## Task to carry out
From the listing that follows, output everything exactly except the pictures.

-------------------------

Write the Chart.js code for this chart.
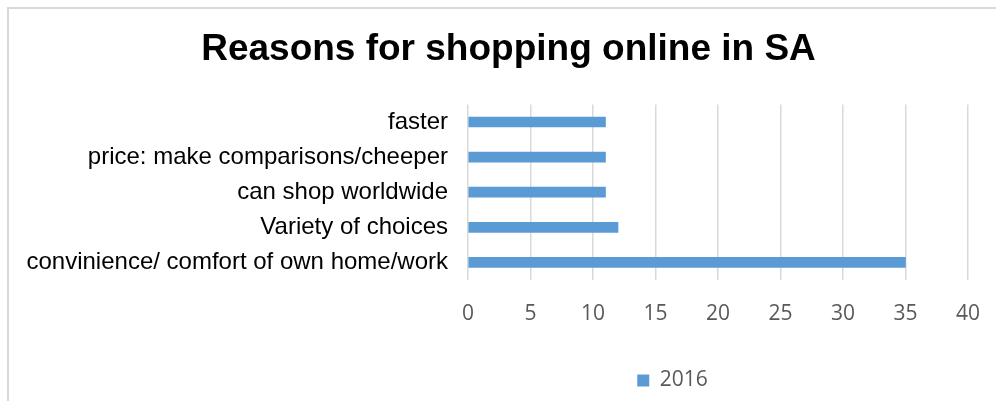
<!DOCTYPE html>
<html>
<head>
<meta charset="utf-8">
<script src="https://cdn.jsdelivr.net/npm/chart.js@4"></script>
<style>
  html, body { margin: 0; padding: 0; background: #fff; }
  #frame {
    position: absolute; left: 7px; top: 7px; width: 989px; height: 394px;
    border-left: 2px solid #d9d9d9; border-top: 2px solid #d9d9d9;
  }
  #wrap { position: absolute; left: 9px; top: 9px; width: 987px; height: 392px; }
</style>
</head>
<body>
<div id="frame"></div>
<div id="wrap"><canvas id="chart"></canvas></div>
<script>
const categories = [
  'faster',
  'price: make comparisons/cheeper',
  'can shop worldwide',
  'Variety of choices',
  'convinience/ comfort of own home/work'
];
const values2016 = [11, 11, 11, 12, 35];
const seriesLabel = '2016';

// Excel puts title and legend a bit off the canvas centre; nudge them over
const boxShift = {
  id: 'boxShift',
  afterLayout(chart) {
    const move = (box, dx) => {
      if (!box) return;
      box.left += dx;
      box.right += dx;
    };
    move(chart.titleBlock, 18);
    move(chart.legend, 182);
  }
};

const ctx = document.getElementById('chart').getContext('2d');
new Chart(ctx, {
  type: 'bar',
  data: {
    labels: categories,
    datasets: [{
      label: seriesLabel,
      data: values2016,
      backgroundColor: '#5b9bd5',
      borderWidth: 0,
      barThickness: 10
    }]
  },
  options: {
    indexAxis: 'y',
    responsive: true,
    maintainAspectRatio: false,
    animation: false,
    layout: { padding: { left: 4, right: 28, top: 0, bottom: 0 } },
    plugins: {
      title: {
        display: true,
        text: 'Reasons for shopping online in SA',
        color: '#000',
        font: { family: 'Liberation Sans', size: 37, weight: 'bold' },
        padding: { top: 19, bottom: 32 }
      },
      legend: {
        position: 'bottom',
        labels: {
          color: '#595959',
          font: { family: 'Open Sans', size: 21 },
          boxWidth: 12,
          boxHeight: 12,
          padding: 10
        }
      },
      tooltip: { enabled: false }
    },
    scales: {
      x: {
        min: 0,
        max: 40,
        ticks: {
          stepSize: 5,
          color: '#595959',
          font: { family: 'Open Sans', size: 21 },
          padding: 21
        },
        grid: { color: '#d9d9d9', lineWidth: 1.5, drawTicks: false },
        border: { display: false },
        afterFit: s => {
          s.height = 80;
          s.paddingLeft = 0;
          s.paddingRight = 0;
        }
      },
      y: {
        ticks: {
          color: '#000',
          font: { family: 'Liberation Sans', size: 24 },
          padding: 20
        },
        grid: { display: false, drawTicks: false },
        border: { display: false },
        afterFit: s => { s.width = 455; }
      }
    }
  },
  plugins: [boxShift]
});
</script>
</body>
</html>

-------------------------

## Complete output
Write the Chart.js code for this chart.
<!DOCTYPE html>
<html>
<head>
<meta charset="utf-8">
<script src="https://cdn.jsdelivr.net/npm/chart.js@4"></script>
<style>
  html, body { margin: 0; padding: 0; background: #fff; }
  #frame {
    position: absolute; left: 7px; top: 7px; width: 989px; height: 394px;
    border-left: 2px solid #d9d9d9; border-top: 2px solid #d9d9d9;
  }
  #wrap { position: absolute; left: 9px; top: 9px; width: 987px; height: 392px; }
</style>
</head>
<body>
<div id="frame"></div>
<div id="wrap"><canvas id="chart"></canvas></div>
<script>
const categories = [
  'faster',
  'price: make comparisons/cheeper',
  'can shop worldwide',
  'Variety of choices',
  'convinience/ comfort of own home/work'
];
const values2016 = [11, 11, 11, 12, 35];
const seriesLabel = '2016';

// Excel puts title and legend a bit off the canvas centre; nudge them over
const boxShift = {
  id: 'boxShift',
  afterLayout(chart) {
    const move = (box, dx) => {
      if (!box) return;
      box.left += dx;
      box.right += dx;
    };
    move(chart.titleBlock, 18);
    move(chart.legend, 182);
  }
};

const ctx = document.getElementById('chart').getContext('2d');
new Chart(ctx, {
  type: 'bar',
  data: {
    labels: categories,
    datasets: [{
      label: seriesLabel,
      data: values2016,
      backgroundColor: '#5b9bd5',
      borderWidth: 0,
      barThickness: 10
    }]
  },
  options: {
    indexAxis: 'y',
    responsive: true,
    maintainAspectRatio: false,
    animation: false,
    layout: { padding: { left: 4, right: 28, top: 0, bottom: 0 } },
    plugins: {
      title: {
        display: true,
        text: 'Reasons for shopping online in SA',
        color: '#000',
        font: { family: 'Liberation Sans', size: 37, weight: 'bold' },
        padding: { top: 19, bottom: 32 }
      },
      legend: {
        position: 'bottom',
        labels: {
          color: '#595959',
          font: { family: 'Open Sans', size: 21 },
          boxWidth: 12,
          boxHeight: 12,
          padding: 10
        }
      },
      tooltip: { enabled: false }
    },
    scales: {
      x: {
        min: 0,
        max: 40,
        ticks: {
          stepSize: 5,
          color: '#595959',
          font: { family: 'Open Sans', size: 21 },
          padding: 21
        },
        grid: { color: '#d9d9d9', lineWidth: 1.5, drawTicks: false },
        border: { display: false },
        afterFit: s => {
          s.height = 80;
          s.paddingLeft = 0;
          s.paddingRight = 0;
        }
      },
      y: {
        ticks: {
          color: '#000',
          font: { family: 'Liberation Sans', size: 24 },
          padding: 20
        },
        grid: { display: false, drawTicks: false },
        border: { display: false },
        afterFit: s => { s.width = 455; }
      }
    }
  },
  plugins: [boxShift]
});
</script>
</body>
</html>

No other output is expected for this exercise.